SUPPLIED MATERIAL:
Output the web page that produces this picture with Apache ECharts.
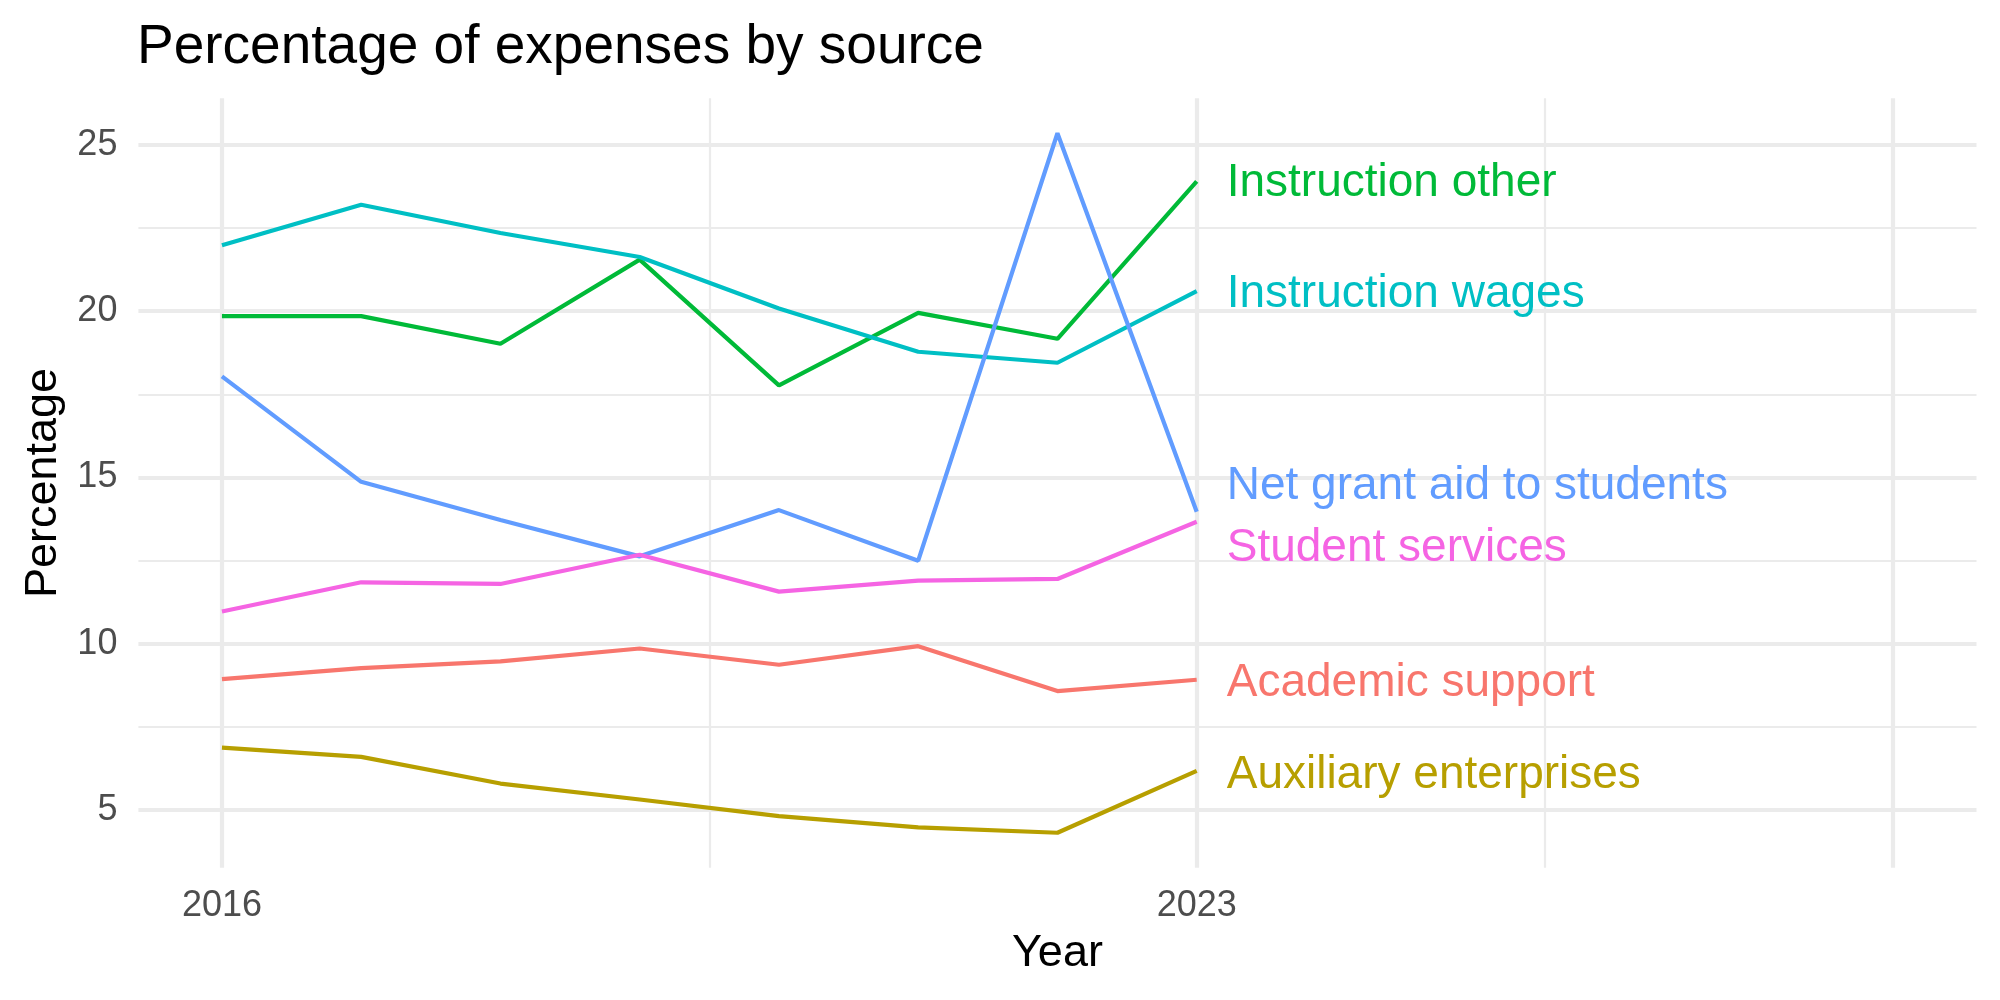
<!DOCTYPE html>
<html>
<head>
<meta charset="utf-8">
<script src="https://cdn.jsdelivr.net/npm/echarts@6/dist/echarts.min.js"></script>
<style>
  html, body { margin: 0; padding: 0; background: #fff; }
  #main { width: 2000px; height: 1000px; }
</style>
</head>
<body>
<div id="main"></div>
<script>
// data
const years = [2016, 2017, 2018, 2019, 2020, 2021, 2022, 2023];
const academicSupport = [8.94, 9.27, 9.47, 9.86, 9.37, 9.93, 8.58, 8.92];
const auxiliaryEnterprises = [6.88, 6.6, 5.8, 5.32, 4.82, 4.48, 4.32, 6.18];
const instructionOther = [19.85, 19.85, 19.02, 21.55, 17.77, 19.95, 19.17, 23.9];
const instructionWages = [21.98, 23.2, 22.35, 21.63, 20.08, 18.78, 18.45, 20.6];
const netGrantAid = [18.04, 14.87, 13.72, 12.63, 14.02, 12.5, 25.35, 13.97];
const studentServices = [10.97, 11.85, 11.8, 12.68, 11.57, 11.9, 11.95, 13.67];

// axis breaks
const xBreaks = [2016, 2023, 2028];
const xMinorBreaks = [2019.5, 2025.5];
const xTickLabels = [2016, 2023];
const yBreaks = [5, 10, 15, 20, 25];
const yMinorBreaks = [7.5, 12.5, 17.5, 22.5];

const FONT = "Liberation Sans";
const GRID = "#EBEBEB";

const seriesDefs = [
  { name: "Academic support", values: academicSupport, color: "#F8766D", dy: 4 },
  { name: "Auxiliary enterprises", values: auxiliaryEnterprises, color: "#B79F00", dy: 4 },
  { name: "Instruction other", values: instructionOther, color: "#00BA38", dy: 2 },
  { name: "Instruction wages", values: instructionWages, color: "#00BFC4", dy: 3 },
  { name: "Net grant aid to students", values: netGrantAid, color: "#619CFF", dy: -25 },
  { name: "Student services", values: studentServices, color: "#F564E3", dy: 27 }
];

const myChart = echarts.init(document.getElementById("main"));

// grid lines drawn as mark lines on an empty series, kept under the data
const gridSeries = {
  type: "line",
  data: [],
  z: 1,
  silent: true,
  markLine: {
    silent: true,
    z: 1,
    symbol: "none",
    animation: false,
    label: { show: false },
    emphasis: { disabled: true },
    data: [
      ...xMinorBreaks.map(v => ({ xAxis: v, lineStyle: { color: GRID, width: 2.2, type: "solid" } })),
      ...yMinorBreaks.map(v => ({ yAxis: v, lineStyle: { color: GRID, width: 2.2, type: "solid" } })),
      ...xBreaks.map(v => ({ xAxis: v, lineStyle: { color: GRID, width: 4.2, type: "solid" } })),
      ...yBreaks.map(v => ({ yAxis: v, lineStyle: { color: GRID, width: 4.2, type: "solid" } }))
    ]
  }
};

const lineSeries = seriesDefs.map(s => ({
  name: s.name,
  type: "line",
  z: 10,
  showSymbol: false,
  data: years.map((y, i) => [y, s.values[i]]),
  lineStyle: { color: s.color, width: 4.2 },
  itemStyle: { color: s.color },
  endLabel: {
    show: true,
    formatter: "{a}",
    color: s.color,
    fontFamily: FONT,
    fontSize: 46,
    distance: 30,
    offset: [0, s.dy]
  }
}));

const option = {
  animation: false,
  backgroundColor: "#fff",
  title: {
    text: "Percentage of expenses by source",
    left: 137,
    top: 20,
    padding: 0,
    textStyle: { color: "#000", fontFamily: FONT, fontSize: 55, fontWeight: "normal" }
  },
  grid: { left: 138.4, right: 23.5, top: 98.3, bottom: 132.3, containLabel: false },
  xAxis: {
    type: "value",
    min: 2015.4,
    max: 2028.6,
    name: "Year",
    nameLocation: "middle",
    nameGap: 63,
    nameTextStyle: { color: "#000", fontFamily: FONT, fontSize: 45 },
    axisLine: { show: false },
    axisTick: { show: false },
    splitLine: { show: false },
    axisLabel: {
      customValues: xTickLabels,
      formatter: v => String(v),
      color: "#4D4D4D",
      fontFamily: FONT,
      fontSize: 36,
      margin: 20
    }
  },
  yAxis: {
    type: "value",
    min: 3.27,
    max: 26.4,
    name: "Percentage",
    nameLocation: "middle",
    nameRotate: 90,
    nameGap: 72,
    nameTextStyle: { color: "#000", fontFamily: FONT, fontSize: 45 },
    axisLine: { show: false },
    axisTick: { show: false },
    splitLine: { show: false },
    axisLabel: {
      customValues: yBreaks,
      formatter: v => String(v),
      color: "#4D4D4D",
      fontFamily: FONT,
      fontSize: 36,
      margin: 21
    }
  },
  series: [gridSeries, ...lineSeries]
};

option && myChart.setOption(option);
</script>
</body>
</html>
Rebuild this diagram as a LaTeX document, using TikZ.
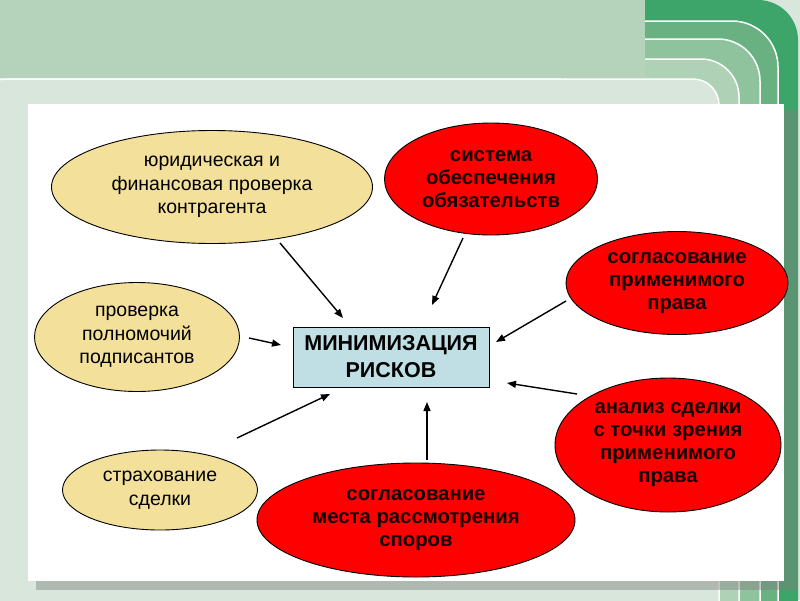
\documentclass[tikz,border=0pt]{standalone}
\usepackage{fontspec}
\setmainfont{Liberation Sans}
\usetikzlibrary{shapes.geometric,arrows.meta}
\definecolor{bgl}{HTML}{D9E6DC}
\definecolor{band}{HTML}{B4D3BA}
\definecolor{gA}{HTML}{3DA56A}
\definecolor{gB}{HTML}{6AB182}
\definecolor{gC}{HTML}{8FC39E}
\definecolor{gD}{HTML}{AFD2B7}
\definecolor{yel}{HTML}{F3E09A}
\definecolor{redf}{HTML}{FF0000}
\definecolor{boxf}{HTML}{BFDFE4}
\definecolor{rtext}{HTML}{140000}
\begin{document}
\begin{tikzpicture}[x=1pt,y=-1pt,
  yellell/.style={ellipse, draw=black, line width=0.9pt, fill=yel, inner sep=0pt, align=center,
    font=\fontsize{19.5}{23.5}\selectfont},
  redell/.style={ellipse, draw=black, line width=0.9pt, fill=redf, inner sep=0pt, align=center,
    text=rtext, font=\fontsize{20.3}{23}\selectfont\bfseries},
  centerbox/.style={rectangle, draw=black, line width=0.9pt, fill=boxf, inner sep=0pt, align=center,
    font=\fontsize{21.5}{27}\selectfont\bfseries},
  arr/.style={-{Triangle[length=9pt,width=7pt]}, line width=1.4pt},
  stripe/.style={draw=white, line width=1.5pt}]
\useasboundingbox (0,0) rectangle (800,600);
\clip (0,0) rectangle (800,600);
% background
\fill[bgl] (0,0) rectangle (800,600);
\fill[gA, rounded corners=40pt] (560,0) rectangle (798,680);
\filldraw[stripe, fill=gB, rounded corners=46pt] (560,21) rectangle (778,680);
\filldraw[stripe, fill=gC, rounded corners=42pt] (560,39) rectangle (760,680);
\filldraw[stripe, fill=gD, rounded corners=38pt] (560,59) rectangle (739,680);
\filldraw[stripe, fill=bgl, rounded corners=26pt] (-20,79) rectangle (719,680);
\fill[band] (0,0) rectangle (645,78);
% shadow and white panel
\fill[gray, opacity=0.45] (36,110) rectangle (797,590);
\fill[white] (28,104) rectangle (784,581);
% nodes
\node[yellell, minimum width=321pt, minimum height=113pt] (y1) at (212,187) {юридическая и\\финансовая проверка\\контрагента};
\node[redell, minimum width=213pt, minimum height=112pt] (r1) at (491,179) {система\\обеспечения\\обязательств};
\node[redell, minimum width=222pt, minimum height=103pt] (r2) at (677,283) {согласование\\применимого\\права};
\node[yellell, minimum width=205pt, minimum height=109pt] (y2) at (137,337) {проверка\\полномочий\\подписантов};
\node[centerbox, minimum width=196pt, minimum height=60pt] (box) at (391,357) {МИНИМИЗАЦИЯ\\РИСКОВ};
\node[redell, minimum width=226pt, minimum height=134pt] (r3) at (668,445) {анализ сделки\\с точки зрения\\применимого\\права};
\node[yellell, minimum width=195pt, minimum height=80pt] (y3) at (160,490) {страхование\\сделки};
\node[redell, minimum width=318pt, minimum height=114pt] (r4) at (416,520) {согласование\\места рассмотрения\\споров};
% connector ends
\coordinate (s1) at (280,243); \coordinate (e1) at (343,318);
\coordinate (s2) at (463,238); \coordinate (e2) at (432,305);
\coordinate (s3) at (566,301); \coordinate (e3) at (496,342);
\coordinate (s4) at (249,338); \coordinate (e4) at (281,345);
\coordinate (s5) at (577,394); \coordinate (e5) at (507,383);
\coordinate (s6) at (237,438); \coordinate (e6) at (330,394);
\coordinate (s7) at (427,460); \coordinate (e7) at (427,402);
\draw[arr] (s1) -- (e1);
\draw[arr] (s2) -- (e2);
\draw[arr] (s3) -- (e3);
\draw[arr] (s4) -- (e4);
\draw[arr] (s5) -- (e5);
\draw[arr] (s6) -- (e6);
\draw[arr] (s7) -- (e7);
\end{tikzpicture}
\end{document}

WORK TO COMPLETE: With the pictures left out, restate word for word every line of the data above, from the first down to the line that contains "11.9, 11.95, 13.67];".

RESULT OF THIS TASK:
Output the web page that produces this picture with Apache ECharts.
<!DOCTYPE html>
<html>
<head>
<meta charset="utf-8">
<script src="https://cdn.jsdelivr.net/npm/echarts@6/dist/echarts.min.js"></script>
<style>
  html, body { margin: 0; padding: 0; background: #fff; }
  #main { width: 2000px; height: 1000px; }
</style>
</head>
<body>
<div id="main"></div>
<script>
// data
const years = [2016, 2017, 2018, 2019, 2020, 2021, 2022, 2023];
const academicSupport = [8.94, 9.27, 9.47, 9.86, 9.37, 9.93, 8.58, 8.92];
const auxiliaryEnterprises = [6.88, 6.6, 5.8, 5.32, 4.82, 4.48, 4.32, 6.18];
const instructionOther = [19.85, 19.85, 19.02, 21.55, 17.77, 19.95, 19.17, 23.9];
const instructionWages = [21.98, 23.2, 22.35, 21.63, 20.08, 18.78, 18.45, 20.6];
const netGrantAid = [18.04, 14.87, 13.72, 12.63, 14.02, 12.5, 25.35, 13.97];
const studentServices = [10.97, 11.85, 11.8, 12.68, 11.57, 11.9, 11.95, 13.67];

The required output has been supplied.